Dans la campagne d'Hébron, au milieu des collines rocheuses arides, j'ai rencontré Mariam. A presque 20 ans, elle vit avec son père et le reste de sa famille (15 frères et les deux épouses de son père, à peine plus âgées qu’elle). La famille vit dans une grotte au sud d’Hébron, privée de tous les services de base, dans des conditions humides et hostiles.
Le père de Mariam est berger et n’aime pas trop s’éloigner de ses terres, de peur de les perdre. Son terrain est proche de colonies israéliennes et ses voisins ont souvent tenté de le convaincre de partir.
Mariam n’a pas une vie facile. En marge de la société palestinienne marquée par le conflit, mais aussi par les restrictions socio-culturelles et religieuses, la jeune femme n'a pas eu accès à l'éducation de base. Condamnée à l’oubli, seuls ses yeux lumineux visibles derrière son voile trahissent le sentiment d’une grande injustice.
Mariam nous a accueilli, le travailleur social et moi-même comme si elle était le chef de famille. Elle nous a invités à nous asseoir sur un matelas que sa famille utilise pour dormir la nuit et nous a offert le thé préparé sur la gazinière fumante à l'intérieur de la grotte. Puis elle a commencé à raconter son histoire, en présence de ses frères et des autres femmes, également voilées. Elle a commencé par raconter sa souffrance quand elle et son père ont été battus par les soldats israéliens. Les colons voisins, qui avaient observé que le père de Mariam construisait un réservoir d'eau financé par une organisation internationale dans une zone sous contrôle israélien (et donc où cette construction n'était pas autorisée) avaient en fait appelé l’armée pour qu’ils interviennent.

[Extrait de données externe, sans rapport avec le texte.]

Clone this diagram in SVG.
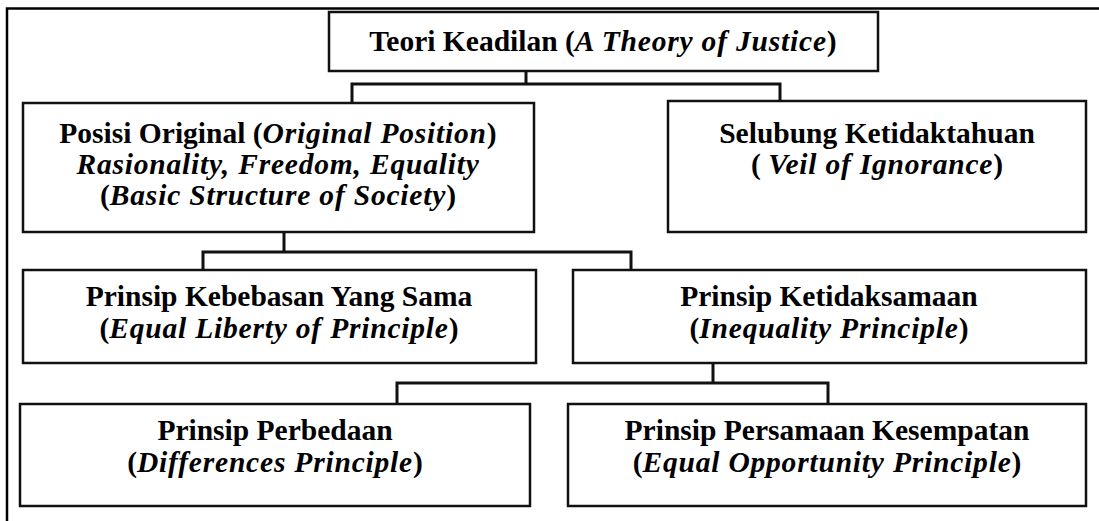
<svg xmlns="http://www.w3.org/2000/svg" width="1099" height="521" viewBox="0 0 1099 521">
<style>
.box{fill:#fff;stroke:#111;stroke-width:2.5}
.conn{fill:none;stroke:#111;stroke-width:3}
.frame{fill:none;stroke:#000;stroke-width:2.5}
text{font-family:"Liberation Serif","Times New Roman",serif;font-weight:bold;font-size:29.5px;fill:#000;text-anchor:middle}
.i{font-style:italic;letter-spacing:0.8px}
</style>
<rect width="1099" height="521" fill="#fff"/>
<path class="frame" d="M7,521 V8.5 H1099"/>
<g id="connectors">
<path class="conn" d="M526,71 V84 M352,103 V84 H780 V101"/>
<path class="conn" d="M284,232 V252 M203,270 V252 H631 V270"/>
<path class="conn" d="M713,363 V383 M397,404 V383 H828 V404"/>
</g>
<g id="n-teori">
<rect class="box" x="329" y="12" width="549" height="59"/>
<text x="603" y="51">Teori Keadilan (<tspan class="i">A Theory of Justice</tspan>)</text>
</g>
<g id="n-posisi">
<rect class="box" x="23" y="103" width="511" height="129"/>
<text x="278" y="143">Posisi Original (<tspan class="i">Original Position</tspan>)</text>
<text x="278" y="174" class="i">Rasionality, Freedom, Equality</text>
<text x="278" y="205">(<tspan class="i">Basic Structure of Society</tspan>)</text>
</g>
<g id="n-selubung">
<rect class="box" x="668" y="101" width="418" height="131"/>
<text x="877" y="143">Selubung Ketidaktahuan</text>
<text x="877" y="174">( <tspan class="i">Veil of Ignorance</tspan>)</text>
</g>
<g id="n-kebebasan">
<rect class="box" x="23" y="270" width="513" height="93"/>
<text x="279" y="306">Prinsip Kebebasan Yang Sama</text>
<text x="279" y="338">(<tspan class="i">Equal Liberty of Principle</tspan>)</text>
</g>
<g id="n-ketidaksamaan">
<rect class="box" x="573" y="270" width="513" height="93"/>
<text x="829" y="306">Prinsip Ketidaksamaan</text>
<text x="829" y="338">(<tspan class="i">Inequality Principle</tspan>)</text>
</g>
<g id="n-perbedaan">
<rect class="box" x="20" y="404" width="510" height="102"/>
<text x="275" y="440">Prinsip Perbedaan</text>
<text x="275" y="472">(<tspan class="i">Differences Principle</tspan>)</text>
</g>
<g id="n-persamaan">
<rect class="box" x="568" y="404" width="518" height="102"/>
<text x="827" y="440">Prinsip Persamaan Kesempatan</text>
<text x="827" y="472">(<tspan class="i">Equal Opportunity Principle</tspan>)</text>
</g>
</svg>
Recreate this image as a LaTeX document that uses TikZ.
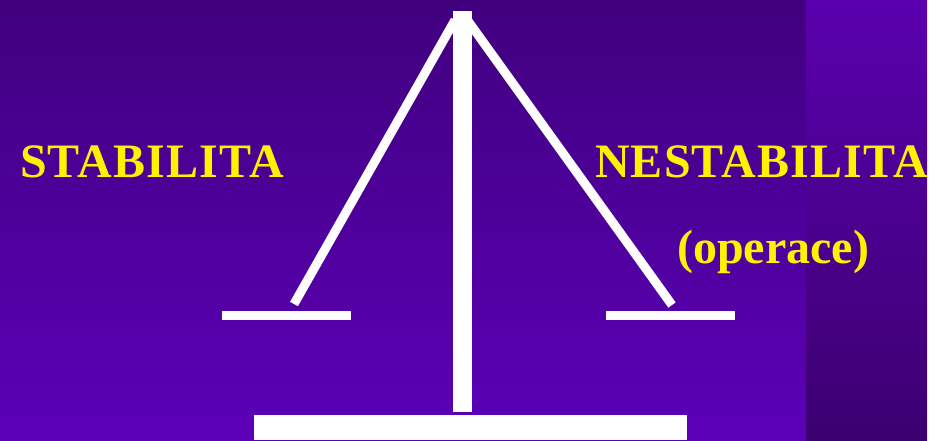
\documentclass[tikz,border=0pt]{standalone}
\usepackage{fontspec}
\setmainfont{Liberation Serif}
\newfontfamily\capsfont[LetterSpace=2.4]{Liberation Serif}
\definecolor{bgtop}{HTML}{40007E}
\definecolor{bgbot}{HTML}{5C00B8}
\definecolor{striptop}{HTML}{5A00AE}
\definecolor{stripbot}{HTML}{3C0070}
\begin{document}
\begin{tikzpicture}[x=1pt,y=-1pt,
  beam/.style={white,line width=9pt},
  word/.style={text=yellow,font=\fontsize{48}{52}\selectfont\bfseries,inner sep=0pt,anchor=base west}]
\useasboundingbox (0,0) rectangle (945,441);
\shade[top color=bgtop,bottom color=bgbot] (0,0) rectangle (806,440);
\shade[top color=striptop,bottom color=stripbot] (806,0) rectangle (927,440);
% the scales
\draw[beam] (455,20) -- (294,304);
\draw[beam] (463,14) -- (672,305);
\fill[white] (453,11) rectangle (472,412);
\fill[white] (254,415) rectangle (687,440);
\fill[white] (222,311) rectangle (351,320);
\fill[white] (606,311) rectangle (735,320);
\node[word,font=\capsfont\fontsize{48}{52}\selectfont\bfseries] (stab) at (20,177) {STABILITA};
\node[word,font=\capsfont\fontsize{48}{52}\selectfont\bfseries] (nestab) at (595,177) {NESTABILITA};
\node[word] (oper) at (677,263) {(operace)};
\end{tikzpicture}
\end{document}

Mariam a aussi parlé de sa peur et de son désespoir lorsque son père, le pilier de sa famille, a été arrêté. Puis sont venus le désespoir et la confusion alors que sa famille n’avaient pas d’informations sur ce qu’il advenait de lui. Elle nous a dit l'angoisse qu’elle a ressentie d’être responsable de ses frères et sœurs sans avoir les moyens ou les connaissances nécessaires pour les aider. Mariam a parlé enfin de sa crainte que les soldats puissent revenir et s’en prendre à elle.
Le sentiment d'impuissance qu'elle a ressenti ne l'a pas empêchée cependant d'essayer de protéger son père au moment de son arrestation. Malgré le désespoir qui se dégage de son récit, elle se tient droite et fière au moment où elle raconte son histoire. Avant de partir, nous lui proposons de fixer un autre rendez-vous avec un psychologue, qui pourra peut-être lui apporter de l’aide. Mariam accepte, un sourire dans les yeux. Oubliant un instant la diversité de nos origines et de nos différences, elle m’embrasse au moment de se dire au revoir, de femme à femme.
Quelques semaines après notre visite, Mariam a commencé sa thérapie avec un psychologue et le résultat s’est révélé très positif. Elle s’est mariée et a déménagé depuis pour vivre dans la ville de Yatta, située à quelques kilomètres de la grotte. Elle a également commencé un cours d'alphabétisation.